What TWN finds most disturbing about Bolton’s efforts, however, was his effort during the Millennium Summit document preparation process to remove any references to disarmament, arms control, and nuclear non-proliferation.
As Mark Goldberg writes:

Bolton tried to purge the section concerning nonproliferation of any mention of disarmament. The alliance of Israel, India, and Pakistan—nuclear powers that are not parties to the Treaty on the Non-proliferation of Nuclear Weapons — retorted by introducing language emphasizing disarmament and deleted references to the non-proliferation treaty.
“We could not get back the balance between nonproliferation and disarmament [from earlier drafts],” a European diplomat told Jim Wurst of the Global Security Newswire. Eventually the entire section was scrapped. By the time heads of state signed on to reforms, the document contained not a single word on nuclear nonproliferation, and had even lost its pledge to keep weapons of mass destruction out of the hands of terrorists.

John Bolton has two weeks of paid employment in his UN job left this year and then a full work year of 365 days in 2006, plus a few extra days until the next Congress convenes in January 2007.
His term will then end, by law — if not earlier by his resignation or via a “nudging out the door” by the Secretary of State who promised Senator George Voinovich she would “manage him.”

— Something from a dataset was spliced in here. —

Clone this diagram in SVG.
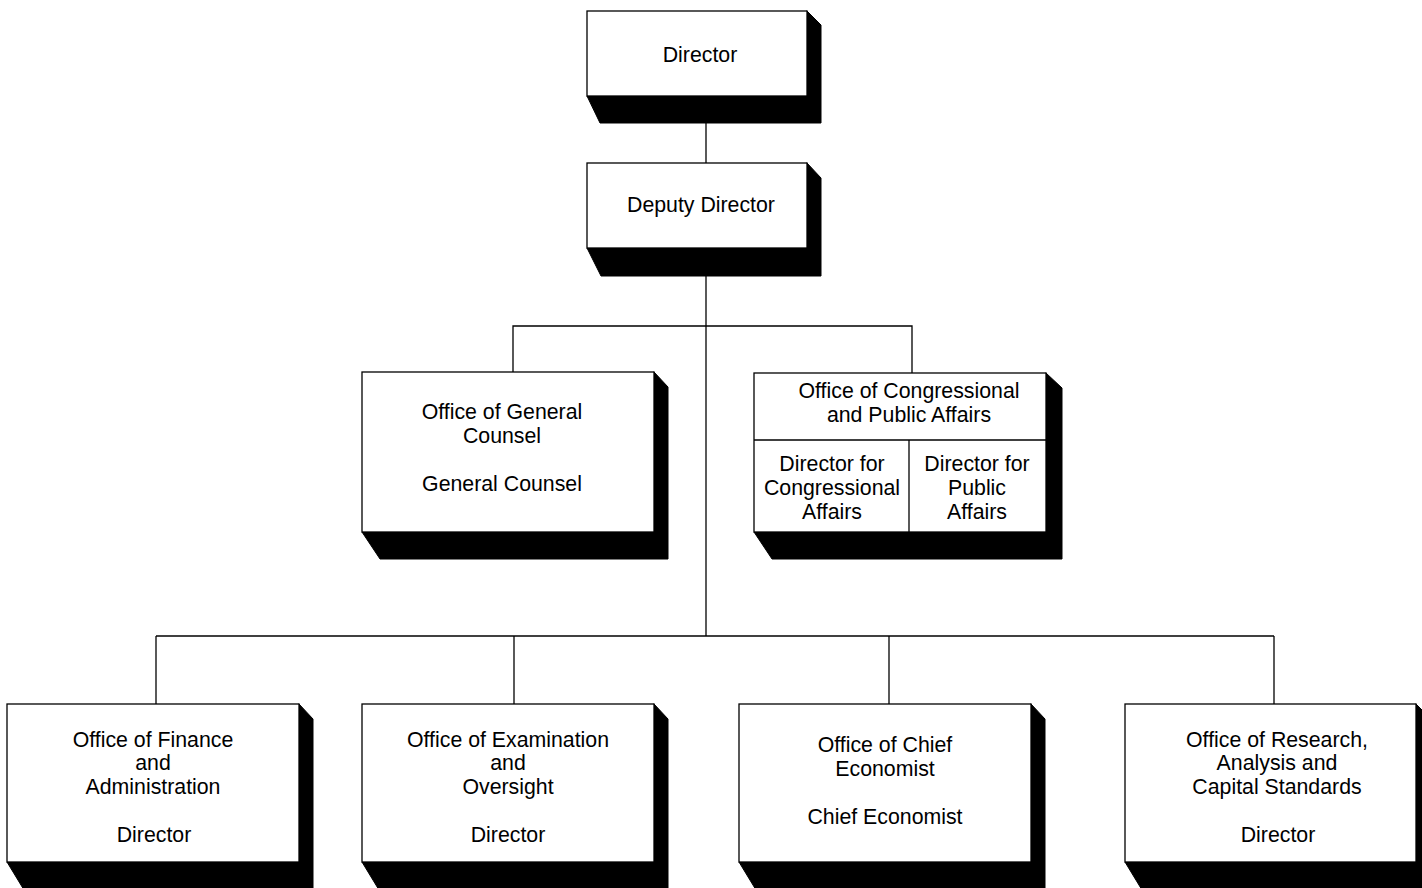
<svg xmlns="http://www.w3.org/2000/svg" width="1422" height="888" viewBox="0 0 1422 888">
<style>
.box{fill:#fff;stroke:#000;stroke-width:1.3}
.sh{fill:#000;stroke:#000;stroke-width:1}
.ln{stroke:#000;stroke-width:1.3;fill:none}
text{font-family:"Liberation Sans",Arial,sans-serif;font-size:21.3px;fill:#000;text-anchor:middle}
</style>
<rect width="1422" height="888" fill="#fff"/>
<g id="connectors">
<line class="ln" x1="706" y1="123" x2="706" y2="163"/>
<line class="ln" x1="706" y1="276" x2="706" y2="636"/>
<polyline class="ln" points="513,372 513,326 912,326 912,373"/>
<line class="ln" x1="156" y1="636" x2="1274" y2="636"/>
<line class="ln" x1="156" y1="636" x2="156" y2="704"/>
<line class="ln" x1="514" y1="636" x2="514" y2="704"/>
<line class="ln" x1="889" y1="636" x2="889" y2="704"/>
<line class="ln" x1="1274" y1="636" x2="1274" y2="704"/>
</g>
<g id="director">
<polygon class="sh" points="807,11 821,25 821,123 600,123 587,96"/>
<rect class="box" x="587" y="11" width="220" height="85"/>
<text x="700" y="61.5">Director</text>
</g>
<g id="deputy">
<polygon class="sh" points="807,163 821,178 821,276 601,276 587,248"/>
<rect class="box" x="587" y="163" width="220" height="85"/>
<text x="701" y="211.5">Deputy Director</text>
</g>
<g id="general-counsel">
<polygon class="sh" points="654,372 668,387 668,559 380,559 362,532"/>
<rect class="box" x="362" y="372" width="292" height="160"/>
<text x="502" y="419">Office of General</text>
<text x="502" y="443">Counsel</text>
<text x="502" y="491">General Counsel</text>
</g>
<g id="congressional">
<polygon class="sh" points="1046,373 1062,388 1062,559 772,559 754,532"/>
<rect class="box" x="754" y="373" width="292" height="159"/>
<line class="ln" x1="754" y1="440" x2="1046" y2="440"/>
<line class="ln" x1="909" y1="440" x2="909" y2="532"/>
<text x="909" y="398">Office of Congressional</text>
<text x="909" y="422">and Public Affairs</text>
<text x="832" y="471">Director for</text>
<text x="832" y="495">Congressional</text>
<text x="832" y="519">Affairs</text>
<text x="977" y="471">Director for</text>
<text x="977" y="495">Public</text>
<text x="977" y="519">Affairs</text>
</g>
<g id="finance">
<polygon class="sh" points="299,704 313,719 313,890 24,890 7,862"/>
<rect class="box" x="7" y="704" width="292" height="158"/>
<text x="153" y="747">Office of Finance</text>
<text x="153" y="770">and</text>
<text x="153" y="794">Administration</text>
<text x="154" y="842">Director</text>
</g>
<g id="examination">
<polygon class="sh" points="654,704 668,719 668,890 379,890 362,862"/>
<rect class="box" x="362" y="704" width="292" height="158"/>
<text x="508" y="747">Office of Examination</text>
<text x="508" y="770">and</text>
<text x="508" y="794">Oversight</text>
<text x="508" y="842">Director</text>
</g>
<g id="economist">
<polygon class="sh" points="1031,704 1045,719 1045,890 756,890 739,862"/>
<rect class="box" x="739" y="704" width="292" height="158"/>
<text x="885" y="752">Office of Chief</text>
<text x="885" y="776">Economist</text>
<text x="885" y="824">Chief Economist</text>
</g>
<g id="research">
<polygon class="sh" points="1416,704 1422,710 1422,890 1142,890 1125,862"/>
<rect class="box" x="1125" y="704" width="291" height="158"/>
<text x="1277" y="747">Office of Research,</text>
<text x="1277" y="770">Analysis and</text>
<text x="1277" y="794">Capital Standards</text>
<text x="1278" y="842">Director</text>
</g>
</svg>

John Bolton is not perceived at home or abroad to be the legitimate Ambassador of this country to the United Nations without confirmation from the United States Senate. The President may want Bolton to hold his position without the legitimating seal of approval of the Senate, but the damage he is now doing needs to be contained.
It’s time to limit Bolton’s freedom of movement and encourage Bob Zoellick to do what Richard Armitage and Lawrence Wilkerson did for the Secretary of State for whom they worked — shut Bolton down.